TODAY’S LOSER FILM REVIEW: A SINGLE MAN

Last night I wriggled into my Tom Ford tuxedo and watched A Single Man. My lesser half wanted to stay in and snuggle up to a Colin Firth pitcher, and by unaccountable luck this one had turned up in our Netflix delivery that very day. Mr Darcy in horn rims. (It is a truth universally acknowledged, that a single man in possession of a good fortune must be in want of a Castilian stud with a James Dean haircut, standing in front of a billboard for Psycho somewhere in Santa Monica in 1962.)

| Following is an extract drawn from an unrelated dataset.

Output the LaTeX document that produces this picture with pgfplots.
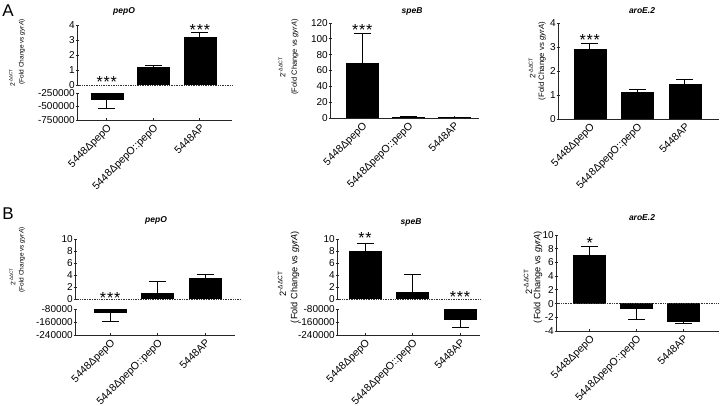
\documentclass[border=0pt]{standalone}
\usepackage{fontspec}
\setmainfont{Liberation Sans}
\usepackage{pgfplots}
\pgfplotsset{compat=1.18}
\pgfplotsset{
  prism/.style={
    scale only axis,
    anchor=north west,
    scaled y ticks=false,
    tick style={line width=0.9pt, black!85},
    tick align=outside,
    major tick length=3pt,
    yticklabel style={font=\fontsize{10}{10}\selectfont, inner sep=0.5pt},
    xticklabel style={font=\fontsize{10.5}{10.5}\selectfont, rotate=45, anchor=north east, inner sep=1pt},
    clip mode=individual,
  },
  plower/.style={axis x line=bottom, axis y line=left, xtick={0,1,2},
    xticklabels={5448ΔpepO, 5448ΔpepO::pepO, 5448AP},
    axis line style={-, line width=0.9pt, black!85}},
  pupper/.style={axis y line=left, axis x line=none, xtick=\empty,
    axis line style={-, line width=0.9pt, black!85}},
  pbar/.style={ybar, bar shift=0pt, bar width=32pt, fill=black, draw=black, line width=0.5pt},
  eup/.style={error bars/y dir=plus, error bars/y explicit,
    error bars/error bar style={line width=1pt,black},
    error bars/error mark options={rotate=90, line width=1pt, black, mark size=8.5pt}},
  edn/.style={error bars/y dir=minus, error bars/y explicit,
    error bars/error bar style={line width=1pt,black},
    error bars/error mark options={rotate=90, line width=1pt, black, mark size=8.5pt}},
}
\tikzset{ast/.style={font=\fontsize{16}{16}\selectfont, inner sep=0pt, yshift=-3.5pt},
  zline/.style={densely dotted, line width=0.7pt, black!80},
  ttl/.style={font=\bfseries\itshape\fontsize{8.5}{8.5}\selectfont},
  yl/.style={rotate=90, inner sep=0pt}}
\newcommand{\aaa}{*\kern0.8pt*\kern0.8pt*}
\begin{document}
\begin{tikzpicture}
\useasboundingbox (0,0) rectangle (720pt,406pt);
% ---------------- A1 pepO ----------------
\begin{axis}[prism, pupper, at={(77pt,381pt)}, width=155pt, height=60pt,
  xmin=-0.64, xmax=2.69, ymin=0, ymax=4, ytick={0,1,2,3,4}, yticklabels={0,1,2,3,4}]
\addplot[pbar, eup] coordinates {(1,1.18) +- (0,0.15)};
\addplot[pbar, eup] coordinates {(2,3.2) +- (0,0.28)};
\draw[zline] (axis cs:-0.64,0) -- (axis cs:2.69,0);
\node[ast] at (axis cs:0,0.4) {\aaa};
\node[ast] at (axis cs:2,3.87) {\aaa};
\end{axis}
\begin{axis}[prism, plower, at={(77pt,313pt)}, width=155pt, height=27pt,
  xmin=-0.64, xmax=2.69, ymin=-750000, ymax=-250000,
  ytick={-750000,-500000,-250000}, yticklabels={-750000,-500000,-250000}]
\addplot[pbar, edn] coordinates {(0,-361000) +- (0,185000)};
\end{axis}
% ---------------- A2 speB ----------------
\begin{axis}[prism, plower, at={(330pt,383pt)}, width=149pt, height=95pt,
  xmin=-0.70, xmax=2.54, ymin=0, ymax=120, ytick={0,20,40,60,80,100,120},
  yticklabels={0,20,40,60,80,100,120}]
\addplot[pbar, eup] coordinates {(0,69) +- (0,38)};
\addplot[pbar, eup] coordinates {(1,1.5) +- (0,0.2)};
\addplot[pbar, eup] coordinates {(2,0.9) +- (0,0.1)};
\node[ast] at (axis cs:0,115) {\aaa};
\end{axis}
% ---------------- A3 aroE.2 ----------------
\begin{axis}[prism, plower, at={(558pt,383pt)}, width=161pt, height=96pt,
  xmin=-0.67, xmax=2.72, ymin=0, ymax=4, ytick={0,1,2,3,4}, yticklabels={0,1,2,3,4}]
\addplot[pbar, eup] coordinates {(0,2.89) +- (0,0.25)};
\addplot[pbar, eup] coordinates {(1,1.11) +- (0,0.10)};
\addplot[pbar, eup] coordinates {(2,1.43) +- (0,0.21)};
\node[ast] at (axis cs:0,3.43) {\aaa};
\end{axis}
% ---------------- B1 pepO ----------------
\begin{axis}[prism, pupper, at={(75pt,167pt)}, width=160pt, height=60pt,
  xmin=-0.74, xmax=2.63, ymin=0, ymax=10, ytick={0,2,4,6,8,10}, yticklabels={0,2,4,6,8,10}]
\addplot[pbar, eup] coordinates {(1,1.0) +- (0,1.85)};
\addplot[pbar, eup] coordinates {(2,3.5) +- (0,0.5)};
\draw[zline] (axis cs:-0.74,0) -- (axis cs:2.74,0);
\node[ast] at (axis cs:0,0.83) {\aaa};
\end{axis}
\begin{axis}[prism, plower, at={(75pt,97pt)}, width=160pt, height=26pt,
  xmin=-0.74, xmax=2.63, ymin=-240000, ymax=-80000,
  ytick={-240000,-160000,-80000}, yticklabels={-240000,-160000,-80000}]
\addplot[pbar, edn] coordinates {(0,-103000) +- (0,55000)};
\end{axis}
% ---------------- B2 speB ----------------
\begin{axis}[prism, pupper, at={(337pt,167pt)}, width=143pt, height=60pt,
  xmin=-0.59, xmax=2.42, ymin=0, ymax=10, ytick={0,2,4,6,8,10}, yticklabels={0,2,4,6,8,10}]
\addplot[pbar, eup] coordinates {(0,7.9) +- (0,1.3)};
\addplot[pbar, eup] coordinates {(1,1.2) +- (0,2.8)};
\draw[zline] (axis cs:-0.59,0) -- (axis cs:2.42,0);
\node[ast] at (axis cs:0,10.7) {*\kern0.8pt*};
\node[ast] at (axis cs:2,1.0) {\aaa};
\end{axis}
\begin{axis}[prism, plower, at={(337pt,97pt)}, width=143pt, height=26pt,
  xmin=-0.59, xmax=2.42, ymin=-240000, ymax=-80000,
  ytick={-240000,-160000,-80000}, yticklabels={-240000,-160000,-80000}]
\addplot[pbar, edn] coordinates {(2,-143000) +- (0,52000)};
\end{axis}
% ---------------- B3 aroE.2 ----------------
\begin{axis}[prism, plower, at={(556pt,171pt)}, width=163pt, height=96pt,
  xmin=-0.72, xmax=2.77, ymin=-4, ymax=10, ytick={-4,-2,0,2,4,6,8,10},
  yticklabels={-4,-2,0,2,4,6,8,10}]
\addplot[pbar, eup] coordinates {(0,7.1) +- (0,1.2)};
\addplot[pbar, edn] coordinates {(1,-0.65) +- (0,1.65)};
\addplot[pbar, edn] coordinates {(2,-2.55) +- (0,0.38)};
\draw[zline] (axis cs:-0.72,0) -- (axis cs:2.77,0);
\node[ast] at (axis cs:0,9.3) {*};
\end{axis}
% ---------------- texts ----------------
\node[font=\fontsize{17}{17}\selectfont] at (8pt,395pt) {A};
\node[font=\fontsize{17}{17}\selectfont] at (8pt,192pt) {B};
\node[ttl] at (124pt,395pt) {pepO};
\node[ttl] at (412pt,395pt) {speB};
\node[ttl] at (642pt,395pt) {aroE.2};
\node[ttl] at (156pt,186pt) {pepO};
\node[ttl] at (411pt,184pt) {speB};
\node[ttl] at (642pt,188pt) {aroE.2};
% y labels
\node[yl, font=\fontsize{6.5}{6.5}\selectfont] at (22pt,354pt) {(Fold Change vs \textit{gyrA})};
\node[yl, font=\fontsize{6.5}{6.5}\selectfont] at (12pt,328pt) {2\textsuperscript{-ΔΔCT}};
\node[yl, font=\fontsize{7.5}{7.5}\selectfont] at (295pt,349pt) {(Fold Change vs \textit{gyrA})};
\node[yl, font=\fontsize{7.5}{7.5}\selectfont] at (282pt,339pt) {2\textsuperscript{-ΔΔCT}};
\node[yl, font=\fontsize{7.8}{7.8}\selectfont] at (542pt,345pt) {(Fold Change vs \textit{gyrA})};
\node[yl, font=\fontsize{7.8}{7.8}\selectfont] at (532pt,338pt) {2\textsuperscript{-ΔΔCT}};
\node[yl, font=\fontsize{6.5}{6.5}\selectfont] at (22pt,146pt) {(Fold Change vs \textit{gyrA})};
\node[yl, font=\fontsize{6.5}{6.5}\selectfont] at (12.5pt,129pt) {2\textsuperscript{-ΔΔCT}};
\node[yl, font=\fontsize{9.2}{9.2}\selectfont] at (295pt,129pt) {(Fold Change vs \textit{gyrA})};
\node[yl, font=\fontsize{9.2}{9.2}\selectfont] at (282pt,122pt) {2\textsuperscript{-ΔΔCT}};
\node[yl, font=\fontsize{9.2}{9.2}\selectfont] at (538pt,129pt) {(Fold Change vs \textit{gyrA})};
\node[yl, font=\fontsize{9.2}{9.2}\selectfont] at (528pt,124pt) {2\textsuperscript{-ΔΔCT}};
\end{tikzpicture}
\end{document}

Fearing the worst, that — as the trailer portended — the pitcher was going to look like one of Ford’s YSL Opium spots, only with Matthew Goode taking over the Sophie Dahl role, I was a bit late getting to A Single Man. I was proved wrong. Just one of many delights was ID-ing the digs in which Firth’s character George Falconer lives. It’s the 1948 Glendale residence that John Lautner designed as his first post-Wright commission. I wasn’t certain until my newest beneficiary Dame Ellen, who is also my asset-in-the-field for SoCal architecture, confirmed my suspicion in the way that all good espionage now gets done: she googled it. The house is really beautiful, and I suppose that in a better world it would indeed be located in Santa Monica, as the pitcher suggests, and not surrounded by hideous McMansions all imitating various prospects and elevations the Neuschwanstein Castle.

When, back in the eighties, I went with Kurt Wilde and his French masseuse Alexandra (better known for being one of the early daters of Bad Person) to look at the property, we weren’t really able to see much of the interior, which I am elated to say gets well represented in Ford’s pitcher.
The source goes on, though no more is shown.